- SET EXERCISE -
Return the listing below verbatim. Pictures do not belong in the copy.

- SOURCE MATERIAL -
============

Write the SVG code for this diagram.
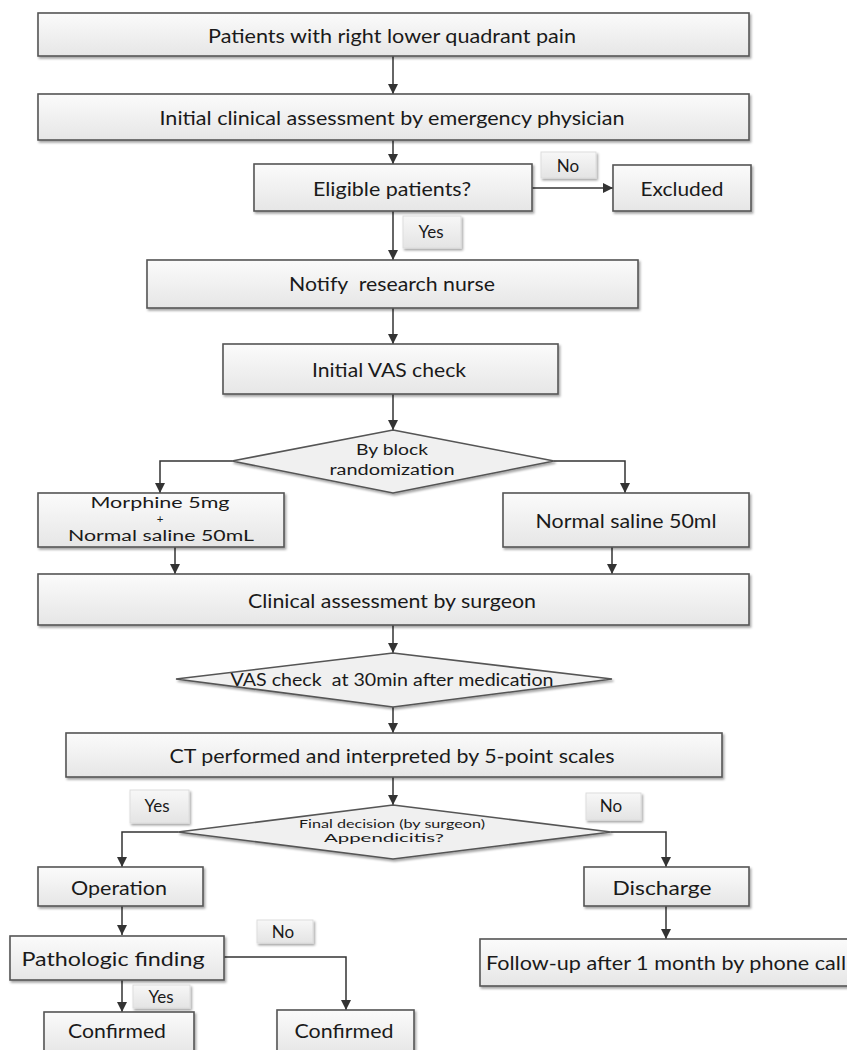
<svg xmlns="http://www.w3.org/2000/svg" width="847" height="1050" viewBox="0 0 847 1050">
<defs>
<linearGradient id="g" x1="0" y1="0" x2="0" y2="1">
<stop offset="0" stop-color="#fbfbfb"/>
<stop offset="1" stop-color="#e6e6e6"/>
</linearGradient>
<linearGradient id="gl" x1="0" y1="0" x2="0" y2="1">
<stop offset="0" stop-color="#f7f7f7"/>
<stop offset="1" stop-color="#e4e4e4"/>
</linearGradient>
<filter id="sh" x="-10%" y="-20%" width="120%" height="150%">
<feDropShadow dx="1.5" dy="2" stdDeviation="1.2" flood-color="#000" flood-opacity="0.35"/>
</filter>
<marker id="ah" viewBox="0 0 10 10" refX="10" refY="5" markerWidth="10" markerHeight="10" markerUnits="userSpaceOnUse" orient="auto">
<path d="M0,0 L10,5 L0,10 z" fill="#333"/>
</marker>
<style>
.box{fill:url(#g);stroke:#555;stroke-width:1.6;filter:url(#sh)}
.dia{fill:#f0f0f0;stroke:#555;stroke-width:1.6;filter:url(#sh)}
.lab{fill:url(#gl);stroke:#ddd;stroke-width:1;filter:url(#sh)}
.t{font-family:Lato,"Open Sans","Liberation Sans",sans-serif;font-size:19px;fill:#1a1a1a;text-anchor:middle;dominant-baseline:central}
.s{font-size:17px}
.m{font-size:15.5px}
.xs{font-size:11.5px}
.c{fill:none;stroke:#333;stroke-width:1.5;marker-end:url(#ah)}
</style>
</defs>
<rect width="847" height="1050" fill="#fff"/>

<g id="connectors">
<path class="c" d="M393,56 V94"/>
<path class="c" d="M393,140 V164"/>
<path class="c" d="M532,188 H613"/>
<path class="c" d="M393,211 V260"/>
<path class="c" d="M393,308 V344"/>
<path class="c" d="M393,394 V430"/>
<path class="c" d="M232,461 H160 V493"/>
<path class="c" d="M554,461 H625 V493"/>
<path class="c" d="M175,547 V574"/>
<path class="c" d="M612,547 V574"/>
<path class="c" d="M393,625 V653"/>
<path class="c" d="M393,707 V733"/>
<path class="c" d="M393,777 V805"/>
<path class="c" d="M178,832 H122 V867"/>
<path class="c" d="M611,832 H666 V867"/>
<path class="c" d="M122,906 V935"/>
<path class="c" d="M666,906 V939"/>
<path class="c" d="M122,980 V1012"/>
<path class="c" d="M224,957 H346 V1010"/>
</g>

<g id="n1"><rect class="box" x="38" y="13" width="711" height="43"/><text class="t" x="392" y="35" textLength="368" lengthAdjust="spacingAndGlyphs">Patients with right lower quadrant pain</text></g>
<g id="n2"><rect class="box" x="38" y="94" width="711" height="46"/><text class="t" x="392" y="117" textLength="465" lengthAdjust="spacingAndGlyphs">Initial clinical assessment by emergency physician</text></g>
<g id="n3"><rect class="box" x="254" y="164" width="278" height="47"/><text class="t" x="392" y="188" textLength="158" lengthAdjust="spacingAndGlyphs">Eligible patients?</text></g>
<g id="n4"><rect class="box" x="613" y="165" width="138" height="46"/><text class="t" x="682" y="188" textLength="83" lengthAdjust="spacingAndGlyphs">Excluded</text></g>
<g id="l1"><rect class="lab" x="541" y="152" width="55" height="26"/><text class="t s" x="568" y="165">No</text></g>
<g id="l2"><rect class="lab" x="403" y="216" width="58" height="32"/><text class="t s" x="431" y="231">Yes</text></g>
<g id="n5"><rect class="box" x="147" y="260" width="491" height="48"/><text class="t" x="392" y="283" textLength="206" lengthAdjust="spacingAndGlyphs" xml:space="preserve">Notify  research nurse</text></g>
<g id="n6"><rect class="box" x="223" y="344" width="335" height="50"/><text class="t" x="389" y="369" textLength="154" lengthAdjust="spacingAndGlyphs">Initial VAS check</text></g>
<g id="n7"><polygon class="dia" points="393,430 554,461 393,493 232,461"/><text class="t m" x="392" y="449" textLength="72" lengthAdjust="spacingAndGlyphs">By block</text><text class="t m" x="392" y="469" textLength="125" lengthAdjust="spacingAndGlyphs">randomization</text></g>
<g id="n8"><rect class="box" x="38" y="493" width="246" height="54"/><text class="t m" x="160" y="502" textLength="139" lengthAdjust="spacingAndGlyphs">Morphine 5mg</text><text class="t xs" x="160" y="518">+</text><text class="t m" x="161" y="535" textLength="186" lengthAdjust="spacingAndGlyphs">Normal saline 50mL</text></g>
<g id="n9"><rect class="box" x="503" y="493" width="246" height="54"/><text class="t" x="626" y="520" textLength="181" lengthAdjust="spacingAndGlyphs">Normal saline 50ml</text></g>
<g id="n10"><rect class="box" x="38" y="574" width="711" height="51"/><text class="t" x="392" y="600" textLength="288" lengthAdjust="spacingAndGlyphs">Clinical assessment by surgeon</text></g>
<g id="n11"><polygon class="dia" points="393,653 612,679 393,707 176,679"/><text class="t s" x="392" y="679" textLength="323" lengthAdjust="spacingAndGlyphs" xml:space="preserve">VAS check  at 30min after medication</text></g>
<g id="n12"><rect class="box" x="66" y="733" width="656" height="44"/><text class="t" x="392" y="755" textLength="445" lengthAdjust="spacingAndGlyphs">CT performed and interpreted by 5-point scales</text></g>
<g id="l3"><rect class="lab" x="130" y="790" width="59" height="33"/><text class="t s" x="157" y="805">Yes</text></g>
<g id="l4"><rect class="lab" x="586" y="793" width="55" height="27"/><text class="t s" x="611" y="805">No</text></g>
<g id="n13"><polygon class="dia" points="393,805 611,832 393,859 178,832"/><text class="t xs" x="392" y="823" textLength="186" lengthAdjust="spacingAndGlyphs">Final decision (by surgeon)</text><text class="t xs" x="384" y="837" textLength="120" lengthAdjust="spacingAndGlyphs">Appendicitis?</text></g>
<g id="n14"><rect class="box" x="38" y="867" width="165" height="39"/><text class="t" x="119" y="887" textLength="96" lengthAdjust="spacingAndGlyphs">Operation</text></g>
<g id="n15"><rect class="box" x="584" y="867" width="165" height="39"/><text class="t" x="662" y="887" textLength="99" lengthAdjust="spacingAndGlyphs">Discharge</text></g>
<g id="l5"><rect class="lab" x="257" y="920" width="56" height="23"/><text class="t s" x="283" y="931">No</text></g>
<g id="n16"><rect class="box" x="10" y="936" width="214" height="44"/><text class="t" x="113" y="958" textLength="183" lengthAdjust="spacingAndGlyphs">Pathologic finding</text></g>
<g id="n17"><rect class="box" x="480" y="939" width="372" height="47"/><text class="t" x="666" y="962" textLength="360" lengthAdjust="spacingAndGlyphs">Follow-up after 1 month by phone call</text></g>
<g id="l6"><rect class="lab" x="133" y="985" width="57" height="23"/><text class="t s" x="161" y="996">Yes</text></g>
<g id="n18"><rect class="box" x="44" y="1012" width="150" height="42"/><text class="t" x="117" y="1030" textLength="98" lengthAdjust="spacingAndGlyphs">Confirmed</text></g>
<g id="n19"><rect class="box" x="277" y="1010" width="137" height="44"/><text class="t" x="344" y="1030" textLength="99" lengthAdjust="spacingAndGlyphs">Confirmed</text></g>
</svg>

============

- TASK RESPONSE -
Write the SVG code for this diagram.
<svg xmlns="http://www.w3.org/2000/svg" width="847" height="1050" viewBox="0 0 847 1050">
<defs>
<linearGradient id="g" x1="0" y1="0" x2="0" y2="1">
<stop offset="0" stop-color="#fbfbfb"/>
<stop offset="1" stop-color="#e6e6e6"/>
</linearGradient>
<linearGradient id="gl" x1="0" y1="0" x2="0" y2="1">
<stop offset="0" stop-color="#f7f7f7"/>
<stop offset="1" stop-color="#e4e4e4"/>
</linearGradient>
<filter id="sh" x="-10%" y="-20%" width="120%" height="150%">
<feDropShadow dx="1.5" dy="2" stdDeviation="1.2" flood-color="#000" flood-opacity="0.35"/>
</filter>
<marker id="ah" viewBox="0 0 10 10" refX="10" refY="5" markerWidth="10" markerHeight="10" markerUnits="userSpaceOnUse" orient="auto">
<path d="M0,0 L10,5 L0,10 z" fill="#333"/>
</marker>
<style>
.box{fill:url(#g);stroke:#555;stroke-width:1.6;filter:url(#sh)}
.dia{fill:#f0f0f0;stroke:#555;stroke-width:1.6;filter:url(#sh)}
.lab{fill:url(#gl);stroke:#ddd;stroke-width:1;filter:url(#sh)}
.t{font-family:Lato,"Open Sans","Liberation Sans",sans-serif;font-size:19px;fill:#1a1a1a;text-anchor:middle;dominant-baseline:central}
.s{font-size:17px}
.m{font-size:15.5px}
.xs{font-size:11.5px}
.c{fill:none;stroke:#333;stroke-width:1.5;marker-end:url(#ah)}
</style>
</defs>
<rect width="847" height="1050" fill="#fff"/>

<g id="connectors">
<path class="c" d="M393,56 V94"/>
<path class="c" d="M393,140 V164"/>
<path class="c" d="M532,188 H613"/>
<path class="c" d="M393,211 V260"/>
<path class="c" d="M393,308 V344"/>
<path class="c" d="M393,394 V430"/>
<path class="c" d="M232,461 H160 V493"/>
<path class="c" d="M554,461 H625 V493"/>
<path class="c" d="M175,547 V574"/>
<path class="c" d="M612,547 V574"/>
<path class="c" d="M393,625 V653"/>
<path class="c" d="M393,707 V733"/>
<path class="c" d="M393,777 V805"/>
<path class="c" d="M178,832 H122 V867"/>
<path class="c" d="M611,832 H666 V867"/>
<path class="c" d="M122,906 V935"/>
<path class="c" d="M666,906 V939"/>
<path class="c" d="M122,980 V1012"/>
<path class="c" d="M224,957 H346 V1010"/>
</g>

<g id="n1"><rect class="box" x="38" y="13" width="711" height="43"/><text class="t" x="392" y="35" textLength="368" lengthAdjust="spacingAndGlyphs">Patients with right lower quadrant pain</text></g>
<g id="n2"><rect class="box" x="38" y="94" width="711" height="46"/><text class="t" x="392" y="117" textLength="465" lengthAdjust="spacingAndGlyphs">Initial clinical assessment by emergency physician</text></g>
<g id="n3"><rect class="box" x="254" y="164" width="278" height="47"/><text class="t" x="392" y="188" textLength="158" lengthAdjust="spacingAndGlyphs">Eligible patients?</text></g>
<g id="n4"><rect class="box" x="613" y="165" width="138" height="46"/><text class="t" x="682" y="188" textLength="83" lengthAdjust="spacingAndGlyphs">Excluded</text></g>
<g id="l1"><rect class="lab" x="541" y="152" width="55" height="26"/><text class="t s" x="568" y="165">No</text></g>
<g id="l2"><rect class="lab" x="403" y="216" width="58" height="32"/><text class="t s" x="431" y="231">Yes</text></g>
<g id="n5"><rect class="box" x="147" y="260" width="491" height="48"/><text class="t" x="392" y="283" textLength="206" lengthAdjust="spacingAndGlyphs" xml:space="preserve">Notify  research nurse</text></g>
<g id="n6"><rect class="box" x="223" y="344" width="335" height="50"/><text class="t" x="389" y="369" textLength="154" lengthAdjust="spacingAndGlyphs">Initial VAS check</text></g>
<g id="n7"><polygon class="dia" points="393,430 554,461 393,493 232,461"/><text class="t m" x="392" y="449" textLength="72" lengthAdjust="spacingAndGlyphs">By block</text><text class="t m" x="392" y="469" textLength="125" lengthAdjust="spacingAndGlyphs">randomization</text></g>
<g id="n8"><rect class="box" x="38" y="493" width="246" height="54"/><text class="t m" x="160" y="502" textLength="139" lengthAdjust="spacingAndGlyphs">Morphine 5mg</text><text class="t xs" x="160" y="518">+</text><text class="t m" x="161" y="535" textLength="186" lengthAdjust="spacingAndGlyphs">Normal saline 50mL</text></g>
<g id="n9"><rect class="box" x="503" y="493" width="246" height="54"/><text class="t" x="626" y="520" textLength="181" lengthAdjust="spacingAndGlyphs">Normal saline 50ml</text></g>
<g id="n10"><rect class="box" x="38" y="574" width="711" height="51"/><text class="t" x="392" y="600" textLength="288" lengthAdjust="spacingAndGlyphs">Clinical assessment by surgeon</text></g>
<g id="n11"><polygon class="dia" points="393,653 612,679 393,707 176,679"/><text class="t s" x="392" y="679" textLength="323" lengthAdjust="spacingAndGlyphs" xml:space="preserve">VAS check  at 30min after medication</text></g>
<g id="n12"><rect class="box" x="66" y="733" width="656" height="44"/><text class="t" x="392" y="755" textLength="445" lengthAdjust="spacingAndGlyphs">CT performed and interpreted by 5-point scales</text></g>
<g id="l3"><rect class="lab" x="130" y="790" width="59" height="33"/><text class="t s" x="157" y="805">Yes</text></g>
<g id="l4"><rect class="lab" x="586" y="793" width="55" height="27"/><text class="t s" x="611" y="805">No</text></g>
<g id="n13"><polygon class="dia" points="393,805 611,832 393,859 178,832"/><text class="t xs" x="392" y="823" textLength="186" lengthAdjust="spacingAndGlyphs">Final decision (by surgeon)</text><text class="t xs" x="384" y="837" textLength="120" lengthAdjust="spacingAndGlyphs">Appendicitis?</text></g>
<g id="n14"><rect class="box" x="38" y="867" width="165" height="39"/><text class="t" x="119" y="887" textLength="96" lengthAdjust="spacingAndGlyphs">Operation</text></g>
<g id="n15"><rect class="box" x="584" y="867" width="165" height="39"/><text class="t" x="662" y="887" textLength="99" lengthAdjust="spacingAndGlyphs">Discharge</text></g>
<g id="l5"><rect class="lab" x="257" y="920" width="56" height="23"/><text class="t s" x="283" y="931">No</text></g>
<g id="n16"><rect class="box" x="10" y="936" width="214" height="44"/><text class="t" x="113" y="958" textLength="183" lengthAdjust="spacingAndGlyphs">Pathologic finding</text></g>
<g id="n17"><rect class="box" x="480" y="939" width="372" height="47"/><text class="t" x="666" y="962" textLength="360" lengthAdjust="spacingAndGlyphs">Follow-up after 1 month by phone call</text></g>
<g id="l6"><rect class="lab" x="133" y="985" width="57" height="23"/><text class="t s" x="161" y="996">Yes</text></g>
<g id="n18"><rect class="box" x="44" y="1012" width="150" height="42"/><text class="t" x="117" y="1030" textLength="98" lengthAdjust="spacingAndGlyphs">Confirmed</text></g>
<g id="n19"><rect class="box" x="277" y="1010" width="137" height="44"/><text class="t" x="344" y="1030" textLength="99" lengthAdjust="spacingAndGlyphs">Confirmed</text></g>
</svg>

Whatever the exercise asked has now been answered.